State workforce agencies are charged with contacting workers covered by the TAA certification and with providing instructions on how to apply for various benefits and services, according to the Labor Department.
Qualifying workers can receive training for new occupational skills, along with trade readjustment allowances offering income support during such training. Workers may also receive job search and relocation allowances, and a “Health Coverage Tax Credit.” TAA is open to eligible workers of all ages, but workers who are 50 or older can opt to receive cash benefits instead of retraining.
The formal announcement, made Feb. 19 in Washington, D.C. lists the number of former Hostess employees at 864 locations in 48 states who are eligible to apply for the multi-level assistance. Of the number in Texas, most of the eligible employees were at depots or combination store/depots, but 27 office workers at the company’s Irving headquarters are included in the ranks of eligible workers.
According to the press release:
"As President Obama said in his State of the Union address, 'to grow our middle class, our citizens must have access to the education and training that today's jobs require’," said acting Secretary of Labor Seth D. Harris. "Trade Adjustment Assistance enables workers to pursue training in the skills that today's employers need, contributing not just to a stronger middle class, but to a stronger American economy.
“This TAA certification was based on a Labor Department investigation to determine whether the layoff event met the group eligibility criteria set forth by the Trade Act of 1974. An investigation found that increased imports of baked products contributed importantly to the company's sales declines and worker separations.”
More than 18,000 jobs were affected when the national baking company shuttered operations in November 2012. Under a New York Bankruptcy Court-approved liquidation program, many of its former well-known and nationally-distributed brands, including Twinkies and Wonder Bread, are due to be auctioned to bidders in five separate proceedings scheduled over the next three weeks, with sales to become final by mid-March.
The company closed 33 bakeries and hundreds of distribution centers and retail outlets, as well as eliminating more than 5,500 delivery routes, when it ceased operations Nov 19.
The TAA retraining information is sweet news to some unemployed workers; others, however, still look forward to returning to their familiar positions at newly-reopened facilities under new management following upcoming auction and sales of the company’s assets. And, at least in some quarters, there has been talk of boycotting products which may be produced and sold in plants not employing union workers.
The determination, and its supporting listing of affected numbers of workers, has been heralded in many quarters as a bold step to assure that union workers who lost jobs when the nationwide company shut down operations can find new employment.
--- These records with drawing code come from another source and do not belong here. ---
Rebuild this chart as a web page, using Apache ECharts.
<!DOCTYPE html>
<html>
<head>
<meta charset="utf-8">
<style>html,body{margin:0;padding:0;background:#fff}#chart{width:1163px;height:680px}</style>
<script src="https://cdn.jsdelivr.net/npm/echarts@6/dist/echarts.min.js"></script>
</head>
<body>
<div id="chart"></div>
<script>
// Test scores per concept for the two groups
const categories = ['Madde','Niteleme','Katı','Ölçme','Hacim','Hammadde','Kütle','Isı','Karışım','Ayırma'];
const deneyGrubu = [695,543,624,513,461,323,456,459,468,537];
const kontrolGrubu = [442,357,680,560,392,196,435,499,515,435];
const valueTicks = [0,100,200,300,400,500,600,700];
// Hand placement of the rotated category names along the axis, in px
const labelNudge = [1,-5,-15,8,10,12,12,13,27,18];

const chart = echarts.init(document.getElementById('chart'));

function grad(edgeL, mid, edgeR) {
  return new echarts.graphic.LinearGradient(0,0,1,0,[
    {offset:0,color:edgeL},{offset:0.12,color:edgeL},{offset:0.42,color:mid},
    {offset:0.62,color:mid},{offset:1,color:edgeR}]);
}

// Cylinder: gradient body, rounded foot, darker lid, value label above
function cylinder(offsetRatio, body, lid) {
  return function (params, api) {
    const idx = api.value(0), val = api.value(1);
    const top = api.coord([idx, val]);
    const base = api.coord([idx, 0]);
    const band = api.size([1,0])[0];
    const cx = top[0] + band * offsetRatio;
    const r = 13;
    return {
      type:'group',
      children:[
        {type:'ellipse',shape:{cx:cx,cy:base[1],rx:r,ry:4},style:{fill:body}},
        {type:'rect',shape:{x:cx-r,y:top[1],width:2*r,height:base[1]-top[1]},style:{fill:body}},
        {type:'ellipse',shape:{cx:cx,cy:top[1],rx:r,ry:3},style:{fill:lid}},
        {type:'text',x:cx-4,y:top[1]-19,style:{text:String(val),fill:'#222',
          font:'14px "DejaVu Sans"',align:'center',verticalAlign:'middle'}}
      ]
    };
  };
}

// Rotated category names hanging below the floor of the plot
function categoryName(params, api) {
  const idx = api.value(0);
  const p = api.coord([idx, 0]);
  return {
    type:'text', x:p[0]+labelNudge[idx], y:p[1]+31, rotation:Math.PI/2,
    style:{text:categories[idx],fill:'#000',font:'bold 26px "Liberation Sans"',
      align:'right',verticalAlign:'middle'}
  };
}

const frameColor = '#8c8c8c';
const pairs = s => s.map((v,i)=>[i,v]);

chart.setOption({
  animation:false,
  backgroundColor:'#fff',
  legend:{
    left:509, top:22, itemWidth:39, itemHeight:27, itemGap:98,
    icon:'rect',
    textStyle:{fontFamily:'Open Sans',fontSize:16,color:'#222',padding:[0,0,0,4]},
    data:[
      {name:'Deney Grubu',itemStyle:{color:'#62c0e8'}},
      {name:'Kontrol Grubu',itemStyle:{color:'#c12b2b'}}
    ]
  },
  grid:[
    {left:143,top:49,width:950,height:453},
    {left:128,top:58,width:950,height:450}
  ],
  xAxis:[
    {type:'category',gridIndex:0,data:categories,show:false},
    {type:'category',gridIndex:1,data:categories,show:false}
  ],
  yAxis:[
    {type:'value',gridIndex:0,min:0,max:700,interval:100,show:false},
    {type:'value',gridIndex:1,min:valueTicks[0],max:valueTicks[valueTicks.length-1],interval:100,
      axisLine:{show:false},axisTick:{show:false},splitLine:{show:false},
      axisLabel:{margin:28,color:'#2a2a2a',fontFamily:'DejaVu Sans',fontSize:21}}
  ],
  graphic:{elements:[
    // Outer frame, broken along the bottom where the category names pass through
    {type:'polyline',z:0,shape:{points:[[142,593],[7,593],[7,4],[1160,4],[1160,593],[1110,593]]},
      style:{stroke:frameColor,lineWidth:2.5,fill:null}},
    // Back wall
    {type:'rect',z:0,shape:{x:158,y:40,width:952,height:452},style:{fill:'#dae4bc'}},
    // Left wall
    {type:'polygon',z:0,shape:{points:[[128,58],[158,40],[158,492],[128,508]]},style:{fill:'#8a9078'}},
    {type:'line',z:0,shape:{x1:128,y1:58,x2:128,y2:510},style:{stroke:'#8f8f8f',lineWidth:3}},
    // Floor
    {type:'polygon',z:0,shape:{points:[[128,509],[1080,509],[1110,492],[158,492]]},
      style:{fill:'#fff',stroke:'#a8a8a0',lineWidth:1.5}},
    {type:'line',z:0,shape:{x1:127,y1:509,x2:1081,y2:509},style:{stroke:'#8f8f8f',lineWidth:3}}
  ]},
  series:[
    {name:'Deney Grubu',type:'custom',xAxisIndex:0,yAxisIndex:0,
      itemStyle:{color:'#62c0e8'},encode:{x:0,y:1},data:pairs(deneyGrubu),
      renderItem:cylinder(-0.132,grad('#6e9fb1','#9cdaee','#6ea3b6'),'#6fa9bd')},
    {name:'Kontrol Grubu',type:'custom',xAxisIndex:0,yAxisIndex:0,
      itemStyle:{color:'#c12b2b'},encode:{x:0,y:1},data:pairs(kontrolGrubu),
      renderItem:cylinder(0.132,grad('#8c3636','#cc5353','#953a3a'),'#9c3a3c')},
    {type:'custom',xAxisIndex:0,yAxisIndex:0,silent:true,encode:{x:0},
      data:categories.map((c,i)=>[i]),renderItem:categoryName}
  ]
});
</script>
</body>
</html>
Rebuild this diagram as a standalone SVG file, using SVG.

Sen. Mike Baucus of Montana, who noted that the TAA is slated to run through the end of the year, said he would support an extension of benefits.
Hostess had hundreds of collective bargaining agreements in place with members of 12 different unions. Dissenting views also have surfaced, from those who believe that members of at least one union “negotiated their way out of jobs.”
However, Patrik Johnsson of The Christian Science Monitor last November pointed to tariffs on sugar, and international trade regulations, as public policy issues which need to be addressed. “The impending mass layoffs from 33 Hostess plants scattered around the US, economists say, might force Washington to take a more serious look at how public policy affects the ability of corporations to make money – especially in an economy where even iconic brands like Twinkies and Wonder bread aren’t safe,” he said then.
Sen. Tom Harkin (D-Iowa), chairman of the chairman of the Senate Committee on Health, Education, Labor and Pensions, said in an announcement praising the decision, that the funding “will offer much needed support and job training,” adding that, “This is precisely the kind of investment in local American workers that we need during difficult economic times.”
There is no estimate regarding the potential cost of the TAA program.